Citi warns BoJ could deliver multiple rate hikes if yen stays weak
Citigroup’s Head of Markets in Japan, Akira Hoshino, warned that the Bank of Japan (BoJ) may lift interest rates by 300 basis points this year — potentially three 25bp hikes (April, July, and before year-end) — if the yen remains weak. Hoshino flagged the yen’s decline (recently around ¥158–¥159.45) as driven by negative real interest rates and rising inflation pressure, which has pushed BOJ officials to re-evaluate exchange-rate effects on prices. Market pricing shows high odds of further hikes, including a ~90% chance of a December increase based on swap markets. Hoshino expects the USD/JPY range to be 150–165 and says higher domestic yields above inflation could trigger repatriation of foreign investments into Japanese fixed income — a dynamic that would benefit Citigroup’s traders and sales teams. He also plans closer collaboration with investment banking to capture deal-making and financing flows in Japan as yields and rates evolve. Key implications: potential BoJ tightening in response to yen weakness, stronger demand for JPY assets if yields rise, and increased trading flows around FX and Japanese fixed income.
Neutral
Direct crypto exposure in the article is minimal — the story centres on FX and Japanese monetary policy. For crypto markets, the implications are indirect.

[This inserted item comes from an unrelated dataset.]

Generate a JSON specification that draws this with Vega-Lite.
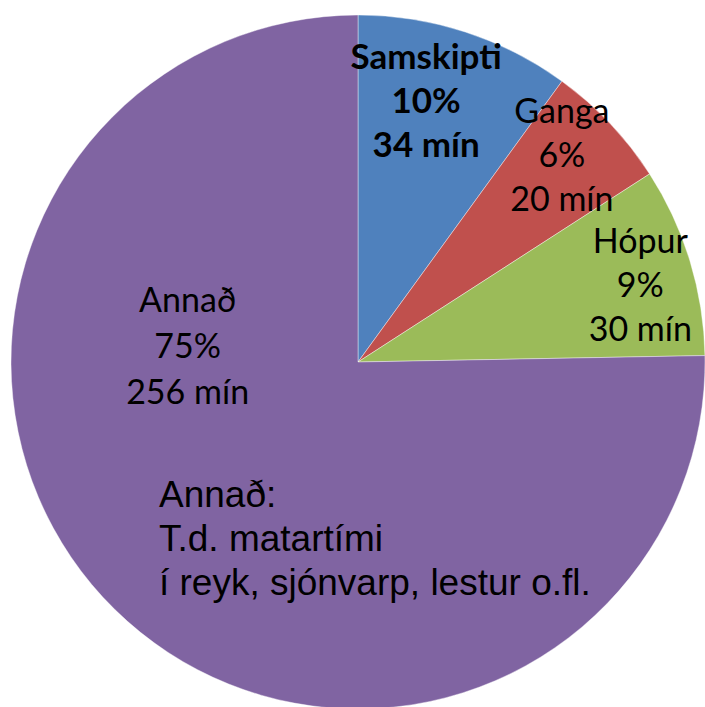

A weaker yen that forces BoJ tightening could strengthen JPY and Japanese fixed-income yields; that environment often increases demand for low-risk, yield-bearing assets and can tighten global liquidity. In the short term, tighter monetary policy and stronger JPY can be marginally bearish for risk assets, including crypto, by reducing speculative dollar liquidity. However, effects are likely modest and diffused across global markets rather than crypto-specific. If yields rise and capital repatriation to Japan accelerates, it could draw some capital away from risk-on assets, weighing on crypto prices. Conversely, increased FX volatility (USD/JPY moves) can boost trading volumes and derivatives activity among crypto-prop desks and macro-focused traders, creating opportunities for short-term volatility-driven strategies. Overall, because the report signals potential BoJ tightening rather than an immediate shock, the expected impact on crypto is neutral to mildly negative in the short term, and depends on broader global liquidity and risk appetite in the medium term. Historical parallels: US tightening cycles that reduced excess liquidity often pressured crypto (e.g., 2022 Fed hikes), while FX-driven volatility has sometimes increased trading volumes without a directional long-term effect on crypto valuations.